A segunda estrofe, em conexão à aventada hipótese, alude ao relato mitológico do julgamento de Hermes – arauto responsável por conduzir os mortos ao além, representado com coturnos, capelo e bordão alados –, por haver matado o servo favorito de Hera, o monstro Argos: os vereditos na forma de pedras foram, um a um, lançados pelos deuses aos pés do reclamado ou de Hera, a depender de quem estes julgassem o lado detentor da razão – no caso, Hermes, então sentenciado inocente no litígio.

J.A.R. – H.C.

 

Seamus Heaney

(1939-2013)

 

The Stone Verdict

 

When he stands in the judgement place

With his stick in his hand and the broad hat

Still on his head, maimed by self doubt

And an old disdain of sweet talk and excuses,

It will be no justice if the sentence is blabbed out.

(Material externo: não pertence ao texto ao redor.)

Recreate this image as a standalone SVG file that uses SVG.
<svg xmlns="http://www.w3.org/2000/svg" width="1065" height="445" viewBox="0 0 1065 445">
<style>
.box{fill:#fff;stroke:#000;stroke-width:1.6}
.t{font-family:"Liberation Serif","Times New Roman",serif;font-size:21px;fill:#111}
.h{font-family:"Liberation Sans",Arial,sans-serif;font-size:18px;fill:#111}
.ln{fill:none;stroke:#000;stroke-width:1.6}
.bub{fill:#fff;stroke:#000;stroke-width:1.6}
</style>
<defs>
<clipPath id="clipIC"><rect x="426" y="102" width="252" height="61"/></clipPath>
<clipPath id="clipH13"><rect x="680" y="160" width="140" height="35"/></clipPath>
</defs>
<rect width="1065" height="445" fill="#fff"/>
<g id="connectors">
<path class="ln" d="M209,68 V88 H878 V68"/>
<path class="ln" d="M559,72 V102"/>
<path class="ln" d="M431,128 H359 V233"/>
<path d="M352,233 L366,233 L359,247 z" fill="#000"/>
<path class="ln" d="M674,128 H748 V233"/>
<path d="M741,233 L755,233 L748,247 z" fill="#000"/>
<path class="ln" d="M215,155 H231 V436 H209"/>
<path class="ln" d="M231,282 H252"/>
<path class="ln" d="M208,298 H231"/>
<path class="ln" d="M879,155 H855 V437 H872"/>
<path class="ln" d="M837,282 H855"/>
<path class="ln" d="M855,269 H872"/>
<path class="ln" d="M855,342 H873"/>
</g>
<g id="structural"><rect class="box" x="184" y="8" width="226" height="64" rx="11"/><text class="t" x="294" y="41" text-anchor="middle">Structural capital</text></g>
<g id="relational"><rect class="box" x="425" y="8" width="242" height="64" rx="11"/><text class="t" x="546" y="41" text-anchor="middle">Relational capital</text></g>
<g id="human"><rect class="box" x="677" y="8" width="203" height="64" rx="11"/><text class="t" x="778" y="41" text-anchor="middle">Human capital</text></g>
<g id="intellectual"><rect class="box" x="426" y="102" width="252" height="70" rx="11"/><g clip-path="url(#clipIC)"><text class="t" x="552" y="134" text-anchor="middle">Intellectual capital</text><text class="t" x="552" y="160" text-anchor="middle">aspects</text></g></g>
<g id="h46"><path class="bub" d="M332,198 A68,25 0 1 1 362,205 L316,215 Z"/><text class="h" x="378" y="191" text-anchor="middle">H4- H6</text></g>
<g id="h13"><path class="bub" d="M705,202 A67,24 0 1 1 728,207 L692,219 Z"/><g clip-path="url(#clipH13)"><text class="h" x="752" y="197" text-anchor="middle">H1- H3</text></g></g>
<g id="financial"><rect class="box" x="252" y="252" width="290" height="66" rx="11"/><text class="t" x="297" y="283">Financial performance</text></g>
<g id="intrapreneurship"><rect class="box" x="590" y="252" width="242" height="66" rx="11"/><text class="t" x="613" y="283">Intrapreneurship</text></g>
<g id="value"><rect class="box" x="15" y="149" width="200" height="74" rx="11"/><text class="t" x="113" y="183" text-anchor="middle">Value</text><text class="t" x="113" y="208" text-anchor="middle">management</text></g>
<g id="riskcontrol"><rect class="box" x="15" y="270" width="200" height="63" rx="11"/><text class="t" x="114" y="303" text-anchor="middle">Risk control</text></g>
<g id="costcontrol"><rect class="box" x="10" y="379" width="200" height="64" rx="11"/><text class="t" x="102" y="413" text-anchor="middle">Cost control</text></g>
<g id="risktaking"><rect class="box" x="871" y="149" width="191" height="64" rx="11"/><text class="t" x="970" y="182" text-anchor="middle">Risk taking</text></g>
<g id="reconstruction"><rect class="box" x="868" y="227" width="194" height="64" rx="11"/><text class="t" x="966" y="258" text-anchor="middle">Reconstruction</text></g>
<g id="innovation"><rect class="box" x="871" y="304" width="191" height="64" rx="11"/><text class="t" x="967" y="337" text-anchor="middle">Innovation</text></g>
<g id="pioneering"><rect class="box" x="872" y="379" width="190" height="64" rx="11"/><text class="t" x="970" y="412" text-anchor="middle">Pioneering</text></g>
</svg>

He will expect more than words in the ultimate court

He relied on through a lifetime’s speechlessness.

 

Let it be like the judgement of Hermes,

God of the stone heap, where the stones were verdicts

Cast solidly at his feet, piling up around him

Until he stood waist deep in the cairn

Of his own absolution: maybe a gate-pillar

Or a tumbled wallstead where hogweed earths the silence

Somebody will break at last to say, ‘Here

His spirit lingers’, and will have said too much.

 

Mercúrio prestes a decapitar Argos

(Ubaldo Gandolfi: pintor italiano)

 

O Veredicto de Pedra

 

Quando ele estiver no lugar do julgamento,

Com a bengala na mão e o chapéu largo

Ainda sobre a cabeça, mutilado pela própria dúvida

E por um velho desdém por palavrórios e escusas,

Justiça não haverá se pronunciada a sentença.

Esperará mais do que palavras na suprema corte,

Em que confiou por toda uma vida sem palavras.

 

Que seja como o julgamento de Hermes, Deus dos moledros,

No qual lançaram-se pedras como veredictos

Solidamente aos seus pés, amontoando-se ao redor,

Até que ficasse engolfado, à altura da cintura, no dólmen

De sua própria absolvição: se calhar, um pilar de portão

Ou um muro arruinado onde a ambrósia mantém o silêncio

Que alguém, ao fim, há de o romper para dizer, ‘Aqui

Perdura o seu espírito’, e muito se terá dito.


Referência:

HEANEY, Seamus. The stone verdict. In: __________. Opened ground: selected poems 1966-1996. New York, NY: Farrar, Straus and Giroux, 1998. p. 280.